● **Objective**
Copy out all lines that hold "diagram".

● **Supplied data**
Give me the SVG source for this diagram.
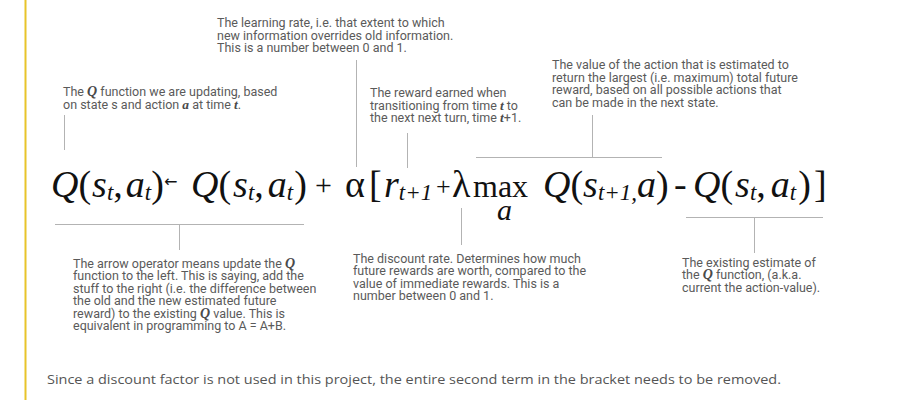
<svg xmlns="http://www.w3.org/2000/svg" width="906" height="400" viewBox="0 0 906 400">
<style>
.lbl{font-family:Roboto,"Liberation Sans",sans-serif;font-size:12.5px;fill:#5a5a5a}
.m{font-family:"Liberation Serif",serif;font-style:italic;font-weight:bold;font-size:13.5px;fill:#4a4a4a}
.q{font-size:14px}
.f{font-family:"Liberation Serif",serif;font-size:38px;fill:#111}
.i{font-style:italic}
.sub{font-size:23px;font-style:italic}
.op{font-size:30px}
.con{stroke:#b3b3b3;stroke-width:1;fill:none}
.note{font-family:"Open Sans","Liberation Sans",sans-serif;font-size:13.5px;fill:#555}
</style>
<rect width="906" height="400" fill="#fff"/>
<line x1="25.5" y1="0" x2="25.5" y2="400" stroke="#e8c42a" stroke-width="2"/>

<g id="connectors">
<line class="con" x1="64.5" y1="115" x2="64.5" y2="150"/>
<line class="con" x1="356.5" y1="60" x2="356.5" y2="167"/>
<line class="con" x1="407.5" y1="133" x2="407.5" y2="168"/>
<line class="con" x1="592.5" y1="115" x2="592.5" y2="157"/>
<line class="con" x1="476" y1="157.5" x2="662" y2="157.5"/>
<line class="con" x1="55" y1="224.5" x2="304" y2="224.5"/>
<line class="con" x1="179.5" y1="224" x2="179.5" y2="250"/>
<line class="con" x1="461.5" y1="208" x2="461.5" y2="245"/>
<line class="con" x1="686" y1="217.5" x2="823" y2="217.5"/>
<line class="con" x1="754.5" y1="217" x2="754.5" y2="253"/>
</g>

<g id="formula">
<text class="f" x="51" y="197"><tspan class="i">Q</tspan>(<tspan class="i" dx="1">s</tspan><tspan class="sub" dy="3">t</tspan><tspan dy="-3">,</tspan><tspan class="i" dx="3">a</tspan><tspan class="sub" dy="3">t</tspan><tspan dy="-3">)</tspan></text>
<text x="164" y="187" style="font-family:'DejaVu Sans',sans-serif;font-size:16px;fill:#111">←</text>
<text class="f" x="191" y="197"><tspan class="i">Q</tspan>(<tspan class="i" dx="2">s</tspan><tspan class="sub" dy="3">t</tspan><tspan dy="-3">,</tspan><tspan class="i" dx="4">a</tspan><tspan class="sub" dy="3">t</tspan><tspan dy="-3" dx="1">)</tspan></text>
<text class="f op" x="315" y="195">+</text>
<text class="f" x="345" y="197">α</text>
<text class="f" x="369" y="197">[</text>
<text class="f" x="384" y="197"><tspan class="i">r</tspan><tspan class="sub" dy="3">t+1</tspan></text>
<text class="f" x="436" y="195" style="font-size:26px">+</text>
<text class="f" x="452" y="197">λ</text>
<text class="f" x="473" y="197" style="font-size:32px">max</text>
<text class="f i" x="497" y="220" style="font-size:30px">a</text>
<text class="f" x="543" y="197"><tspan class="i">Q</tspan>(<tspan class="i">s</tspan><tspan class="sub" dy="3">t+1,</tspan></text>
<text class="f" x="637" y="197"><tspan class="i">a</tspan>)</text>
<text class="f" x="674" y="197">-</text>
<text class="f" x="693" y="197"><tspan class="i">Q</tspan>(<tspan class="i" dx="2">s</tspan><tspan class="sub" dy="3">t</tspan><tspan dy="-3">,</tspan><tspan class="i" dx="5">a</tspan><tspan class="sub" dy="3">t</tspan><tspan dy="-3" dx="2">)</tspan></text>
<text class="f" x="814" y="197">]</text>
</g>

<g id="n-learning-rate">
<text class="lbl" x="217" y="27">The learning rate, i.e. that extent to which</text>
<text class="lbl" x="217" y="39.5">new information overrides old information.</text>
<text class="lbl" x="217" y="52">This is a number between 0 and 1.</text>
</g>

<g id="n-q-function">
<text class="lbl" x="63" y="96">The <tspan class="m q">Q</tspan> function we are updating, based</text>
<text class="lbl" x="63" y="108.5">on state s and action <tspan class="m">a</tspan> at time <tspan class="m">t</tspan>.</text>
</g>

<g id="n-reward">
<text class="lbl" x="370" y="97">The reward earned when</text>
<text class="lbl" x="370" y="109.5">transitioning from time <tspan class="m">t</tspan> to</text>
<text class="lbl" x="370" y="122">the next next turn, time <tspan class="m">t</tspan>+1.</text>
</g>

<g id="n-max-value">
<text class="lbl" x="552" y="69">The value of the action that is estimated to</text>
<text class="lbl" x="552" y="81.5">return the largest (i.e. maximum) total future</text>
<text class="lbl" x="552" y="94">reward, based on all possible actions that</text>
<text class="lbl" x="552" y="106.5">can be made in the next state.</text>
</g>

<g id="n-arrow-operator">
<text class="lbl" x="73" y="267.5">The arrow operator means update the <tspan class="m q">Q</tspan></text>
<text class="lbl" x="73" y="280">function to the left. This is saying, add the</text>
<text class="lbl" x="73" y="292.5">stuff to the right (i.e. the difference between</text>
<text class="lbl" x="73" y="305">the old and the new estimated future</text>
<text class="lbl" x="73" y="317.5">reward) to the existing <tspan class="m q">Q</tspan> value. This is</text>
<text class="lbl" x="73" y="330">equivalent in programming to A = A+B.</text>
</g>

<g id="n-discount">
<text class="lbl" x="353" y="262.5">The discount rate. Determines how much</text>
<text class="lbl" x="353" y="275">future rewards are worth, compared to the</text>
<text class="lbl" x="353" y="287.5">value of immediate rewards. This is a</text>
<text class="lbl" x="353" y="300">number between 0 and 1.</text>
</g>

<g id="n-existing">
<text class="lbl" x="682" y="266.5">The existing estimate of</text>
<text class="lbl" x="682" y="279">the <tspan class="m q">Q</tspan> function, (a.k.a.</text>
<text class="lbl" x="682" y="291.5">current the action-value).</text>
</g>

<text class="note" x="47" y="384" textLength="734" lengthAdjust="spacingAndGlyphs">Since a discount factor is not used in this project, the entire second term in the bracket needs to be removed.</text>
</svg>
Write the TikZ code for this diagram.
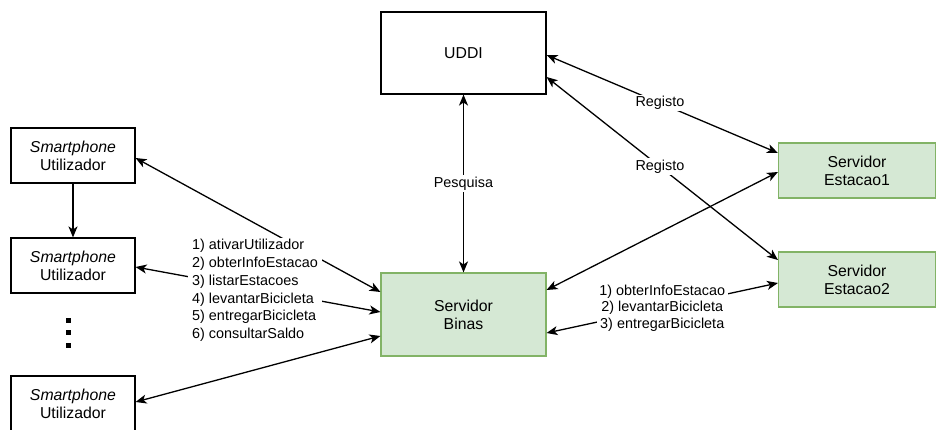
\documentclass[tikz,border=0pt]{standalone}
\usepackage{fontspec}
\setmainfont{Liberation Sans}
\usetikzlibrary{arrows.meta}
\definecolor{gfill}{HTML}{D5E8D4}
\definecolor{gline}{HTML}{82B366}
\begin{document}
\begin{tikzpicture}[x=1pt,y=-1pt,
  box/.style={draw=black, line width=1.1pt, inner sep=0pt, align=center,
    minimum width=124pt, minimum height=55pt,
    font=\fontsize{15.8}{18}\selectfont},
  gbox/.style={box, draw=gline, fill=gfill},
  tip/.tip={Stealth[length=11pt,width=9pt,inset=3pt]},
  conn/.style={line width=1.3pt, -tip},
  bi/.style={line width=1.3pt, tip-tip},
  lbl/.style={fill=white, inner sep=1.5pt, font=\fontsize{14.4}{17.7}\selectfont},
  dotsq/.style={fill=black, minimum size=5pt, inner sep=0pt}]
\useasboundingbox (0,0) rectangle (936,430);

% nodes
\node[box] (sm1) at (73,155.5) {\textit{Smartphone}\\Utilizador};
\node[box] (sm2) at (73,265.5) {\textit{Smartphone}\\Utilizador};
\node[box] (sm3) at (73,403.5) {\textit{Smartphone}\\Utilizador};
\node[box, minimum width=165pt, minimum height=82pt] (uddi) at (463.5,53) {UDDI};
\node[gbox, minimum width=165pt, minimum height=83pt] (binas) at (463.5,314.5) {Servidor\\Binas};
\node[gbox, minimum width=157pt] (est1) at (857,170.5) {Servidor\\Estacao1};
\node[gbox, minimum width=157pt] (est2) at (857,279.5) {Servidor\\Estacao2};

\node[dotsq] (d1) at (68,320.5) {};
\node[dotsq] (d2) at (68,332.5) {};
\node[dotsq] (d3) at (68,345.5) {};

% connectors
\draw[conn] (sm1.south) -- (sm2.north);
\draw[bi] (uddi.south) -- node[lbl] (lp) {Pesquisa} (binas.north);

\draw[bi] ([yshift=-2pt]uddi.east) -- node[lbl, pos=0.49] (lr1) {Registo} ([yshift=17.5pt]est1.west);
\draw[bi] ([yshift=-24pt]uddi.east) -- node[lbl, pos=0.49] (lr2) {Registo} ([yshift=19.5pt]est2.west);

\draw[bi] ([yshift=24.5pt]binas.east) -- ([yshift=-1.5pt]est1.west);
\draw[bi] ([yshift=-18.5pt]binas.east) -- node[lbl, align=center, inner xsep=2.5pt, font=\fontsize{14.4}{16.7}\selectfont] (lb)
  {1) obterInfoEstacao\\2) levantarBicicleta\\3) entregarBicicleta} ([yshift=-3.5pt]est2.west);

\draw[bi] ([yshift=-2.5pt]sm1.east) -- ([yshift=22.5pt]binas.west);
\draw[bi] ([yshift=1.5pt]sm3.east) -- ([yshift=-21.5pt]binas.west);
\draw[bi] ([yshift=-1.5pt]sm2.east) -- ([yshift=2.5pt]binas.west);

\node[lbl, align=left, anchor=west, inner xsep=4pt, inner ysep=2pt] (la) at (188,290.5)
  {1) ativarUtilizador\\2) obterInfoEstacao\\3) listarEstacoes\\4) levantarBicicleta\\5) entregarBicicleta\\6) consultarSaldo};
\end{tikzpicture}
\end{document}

● **Solution**
Give me the SVG source for this diagram.
Write the TikZ code for this diagram.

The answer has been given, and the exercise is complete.